* [Exercise aim]
Beginning with the first line below, please repeat the material exactly, ending with the line that includes "const LABEL_SHIFT = 0.41;".

□ □ □ □

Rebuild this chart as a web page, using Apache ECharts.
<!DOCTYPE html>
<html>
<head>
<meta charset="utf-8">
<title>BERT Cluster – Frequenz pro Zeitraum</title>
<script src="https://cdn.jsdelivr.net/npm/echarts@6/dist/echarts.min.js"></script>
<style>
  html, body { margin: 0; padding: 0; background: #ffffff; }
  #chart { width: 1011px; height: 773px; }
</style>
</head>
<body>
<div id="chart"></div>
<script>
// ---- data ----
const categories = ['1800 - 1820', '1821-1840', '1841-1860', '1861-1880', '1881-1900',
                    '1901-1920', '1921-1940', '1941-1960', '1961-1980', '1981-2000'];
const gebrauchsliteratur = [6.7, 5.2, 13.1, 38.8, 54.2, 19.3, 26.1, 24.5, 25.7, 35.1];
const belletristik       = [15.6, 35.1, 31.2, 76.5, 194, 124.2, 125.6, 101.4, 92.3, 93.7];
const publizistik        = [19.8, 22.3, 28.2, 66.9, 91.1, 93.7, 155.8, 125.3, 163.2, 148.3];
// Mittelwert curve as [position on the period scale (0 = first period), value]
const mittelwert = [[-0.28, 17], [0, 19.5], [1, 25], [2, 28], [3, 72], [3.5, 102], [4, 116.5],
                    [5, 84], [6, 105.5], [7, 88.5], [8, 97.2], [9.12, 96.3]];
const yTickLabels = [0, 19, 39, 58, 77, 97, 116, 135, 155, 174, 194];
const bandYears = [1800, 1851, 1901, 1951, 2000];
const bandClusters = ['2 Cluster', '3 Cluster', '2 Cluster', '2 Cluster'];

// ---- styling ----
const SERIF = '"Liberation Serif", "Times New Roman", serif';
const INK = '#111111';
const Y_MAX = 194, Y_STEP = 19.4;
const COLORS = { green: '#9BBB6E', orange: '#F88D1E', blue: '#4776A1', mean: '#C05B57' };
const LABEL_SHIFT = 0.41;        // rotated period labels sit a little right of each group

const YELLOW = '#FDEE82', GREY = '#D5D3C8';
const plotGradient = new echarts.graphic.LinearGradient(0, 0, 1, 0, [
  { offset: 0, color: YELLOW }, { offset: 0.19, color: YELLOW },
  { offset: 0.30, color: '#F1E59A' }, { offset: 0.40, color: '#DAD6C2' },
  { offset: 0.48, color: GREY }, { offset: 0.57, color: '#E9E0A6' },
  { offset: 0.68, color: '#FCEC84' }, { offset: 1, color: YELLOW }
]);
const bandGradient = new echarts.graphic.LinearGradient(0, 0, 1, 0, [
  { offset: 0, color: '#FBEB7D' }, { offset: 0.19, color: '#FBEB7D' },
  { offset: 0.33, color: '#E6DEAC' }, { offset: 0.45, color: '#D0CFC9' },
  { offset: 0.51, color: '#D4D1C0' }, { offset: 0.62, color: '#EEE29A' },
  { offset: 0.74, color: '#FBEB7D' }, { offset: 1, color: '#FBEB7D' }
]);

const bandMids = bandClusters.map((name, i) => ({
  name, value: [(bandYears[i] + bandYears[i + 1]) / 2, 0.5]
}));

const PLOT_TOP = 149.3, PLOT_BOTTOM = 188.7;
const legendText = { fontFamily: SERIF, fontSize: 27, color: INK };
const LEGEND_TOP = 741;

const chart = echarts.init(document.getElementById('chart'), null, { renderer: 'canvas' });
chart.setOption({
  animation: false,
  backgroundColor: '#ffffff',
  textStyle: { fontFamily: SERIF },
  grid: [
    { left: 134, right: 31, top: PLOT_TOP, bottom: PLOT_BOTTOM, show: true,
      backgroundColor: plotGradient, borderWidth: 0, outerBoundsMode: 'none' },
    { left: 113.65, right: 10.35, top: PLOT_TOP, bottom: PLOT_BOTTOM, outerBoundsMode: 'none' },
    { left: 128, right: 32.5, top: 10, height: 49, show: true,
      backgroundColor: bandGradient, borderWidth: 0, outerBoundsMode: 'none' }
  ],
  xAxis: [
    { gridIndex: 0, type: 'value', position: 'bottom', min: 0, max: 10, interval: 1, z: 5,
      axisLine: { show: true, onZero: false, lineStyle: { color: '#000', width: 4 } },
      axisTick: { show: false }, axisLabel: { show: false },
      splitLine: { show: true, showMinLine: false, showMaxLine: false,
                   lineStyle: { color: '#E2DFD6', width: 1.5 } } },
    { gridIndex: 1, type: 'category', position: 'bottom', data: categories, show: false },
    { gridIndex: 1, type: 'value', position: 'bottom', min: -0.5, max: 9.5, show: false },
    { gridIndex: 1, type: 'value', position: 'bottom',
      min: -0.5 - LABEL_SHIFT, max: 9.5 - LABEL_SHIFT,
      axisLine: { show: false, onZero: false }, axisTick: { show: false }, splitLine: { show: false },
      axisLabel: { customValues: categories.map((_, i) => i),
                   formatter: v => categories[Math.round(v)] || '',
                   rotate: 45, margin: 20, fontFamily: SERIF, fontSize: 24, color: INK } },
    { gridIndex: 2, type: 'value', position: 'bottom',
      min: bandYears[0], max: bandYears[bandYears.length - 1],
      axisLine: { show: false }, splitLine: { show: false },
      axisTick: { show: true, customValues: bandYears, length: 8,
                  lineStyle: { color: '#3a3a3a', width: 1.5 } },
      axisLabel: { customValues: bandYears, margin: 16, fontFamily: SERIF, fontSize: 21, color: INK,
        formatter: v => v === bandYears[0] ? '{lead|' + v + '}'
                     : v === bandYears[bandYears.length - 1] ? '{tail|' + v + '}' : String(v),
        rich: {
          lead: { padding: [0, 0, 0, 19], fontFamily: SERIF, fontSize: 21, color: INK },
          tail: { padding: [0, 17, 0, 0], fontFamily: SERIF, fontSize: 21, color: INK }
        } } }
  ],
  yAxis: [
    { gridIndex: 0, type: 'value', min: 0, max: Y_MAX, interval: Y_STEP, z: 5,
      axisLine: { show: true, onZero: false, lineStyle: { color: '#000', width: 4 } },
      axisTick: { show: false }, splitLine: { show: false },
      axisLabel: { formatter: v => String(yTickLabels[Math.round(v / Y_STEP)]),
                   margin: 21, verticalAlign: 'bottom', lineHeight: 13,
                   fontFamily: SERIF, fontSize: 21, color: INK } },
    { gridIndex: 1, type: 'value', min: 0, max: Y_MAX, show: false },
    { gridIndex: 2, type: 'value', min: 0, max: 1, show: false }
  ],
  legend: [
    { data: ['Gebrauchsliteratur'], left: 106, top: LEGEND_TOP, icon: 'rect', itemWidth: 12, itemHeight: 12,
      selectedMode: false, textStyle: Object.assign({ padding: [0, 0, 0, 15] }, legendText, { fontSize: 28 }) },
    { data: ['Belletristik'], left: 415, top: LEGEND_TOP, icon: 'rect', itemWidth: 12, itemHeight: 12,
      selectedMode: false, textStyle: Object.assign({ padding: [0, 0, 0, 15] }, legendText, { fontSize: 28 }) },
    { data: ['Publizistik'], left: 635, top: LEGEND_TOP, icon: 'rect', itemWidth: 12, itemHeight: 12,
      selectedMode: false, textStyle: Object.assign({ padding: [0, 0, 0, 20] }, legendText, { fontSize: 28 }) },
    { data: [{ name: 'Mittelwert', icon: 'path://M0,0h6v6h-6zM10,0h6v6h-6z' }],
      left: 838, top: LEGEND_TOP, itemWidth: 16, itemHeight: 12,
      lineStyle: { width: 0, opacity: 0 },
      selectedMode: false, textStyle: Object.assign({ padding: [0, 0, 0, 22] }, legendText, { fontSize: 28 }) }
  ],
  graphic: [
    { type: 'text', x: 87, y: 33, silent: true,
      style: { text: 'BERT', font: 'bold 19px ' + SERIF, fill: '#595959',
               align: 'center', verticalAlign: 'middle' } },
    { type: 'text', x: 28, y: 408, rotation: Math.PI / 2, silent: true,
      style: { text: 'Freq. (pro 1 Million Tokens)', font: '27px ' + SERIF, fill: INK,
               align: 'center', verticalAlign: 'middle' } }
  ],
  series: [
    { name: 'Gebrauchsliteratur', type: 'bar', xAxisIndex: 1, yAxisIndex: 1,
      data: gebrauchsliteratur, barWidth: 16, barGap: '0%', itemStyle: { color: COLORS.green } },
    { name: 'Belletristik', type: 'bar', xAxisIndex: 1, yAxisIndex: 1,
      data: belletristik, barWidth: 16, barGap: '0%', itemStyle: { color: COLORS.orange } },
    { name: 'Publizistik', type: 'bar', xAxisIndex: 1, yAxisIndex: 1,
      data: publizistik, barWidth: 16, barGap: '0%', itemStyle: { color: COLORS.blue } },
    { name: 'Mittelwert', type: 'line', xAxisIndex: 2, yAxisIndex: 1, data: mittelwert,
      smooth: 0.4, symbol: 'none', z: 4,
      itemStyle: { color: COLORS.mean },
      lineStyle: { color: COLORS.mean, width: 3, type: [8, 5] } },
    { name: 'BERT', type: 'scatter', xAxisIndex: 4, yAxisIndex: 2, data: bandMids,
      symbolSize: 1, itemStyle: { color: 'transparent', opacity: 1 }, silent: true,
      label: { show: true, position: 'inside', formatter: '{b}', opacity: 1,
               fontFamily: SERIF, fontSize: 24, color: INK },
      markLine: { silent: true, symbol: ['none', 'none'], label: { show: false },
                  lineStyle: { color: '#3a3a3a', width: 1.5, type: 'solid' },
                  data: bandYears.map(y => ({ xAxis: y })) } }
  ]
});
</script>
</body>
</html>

□ □ □ □

* [Response to this exercise]
Rebuild this chart as a web page, using Apache ECharts.
<!DOCTYPE html>
<html>
<head>
<meta charset="utf-8">
<title>BERT Cluster – Frequenz pro Zeitraum</title>
<script src="https://cdn.jsdelivr.net/npm/echarts@6/dist/echarts.min.js"></script>
<style>
  html, body { margin: 0; padding: 0; background: #ffffff; }
  #chart { width: 1011px; height: 773px; }
</style>
</head>
<body>
<div id="chart"></div>
<script>
// ---- data ----
const categories = ['1800 - 1820', '1821-1840', '1841-1860', '1861-1880', '1881-1900',
                    '1901-1920', '1921-1940', '1941-1960', '1961-1980', '1981-2000'];
const gebrauchsliteratur = [6.7, 5.2, 13.1, 38.8, 54.2, 19.3, 26.1, 24.5, 25.7, 35.1];
const belletristik       = [15.6, 35.1, 31.2, 76.5, 194, 124.2, 125.6, 101.4, 92.3, 93.7];
const publizistik        = [19.8, 22.3, 28.2, 66.9, 91.1, 93.7, 155.8, 125.3, 163.2, 148.3];
// Mittelwert curve as [position on the period scale (0 = first period), value]
const mittelwert = [[-0.28, 17], [0, 19.5], [1, 25], [2, 28], [3, 72], [3.5, 102], [4, 116.5],
                    [5, 84], [6, 105.5], [7, 88.5], [8, 97.2], [9.12, 96.3]];
const yTickLabels = [0, 19, 39, 58, 77, 97, 116, 135, 155, 174, 194];
const bandYears = [1800, 1851, 1901, 1951, 2000];
const bandClusters = ['2 Cluster', '3 Cluster', '2 Cluster', '2 Cluster'];

// ---- styling ----
const SERIF = '"Liberation Serif", "Times New Roman", serif';
const INK = '#111111';
const Y_MAX = 194, Y_STEP = 19.4;
const COLORS = { green: '#9BBB6E', orange: '#F88D1E', blue: '#4776A1', mean: '#C05B57' };
const LABEL_SHIFT = 0.41;        // rotated period labels sit a little right of each group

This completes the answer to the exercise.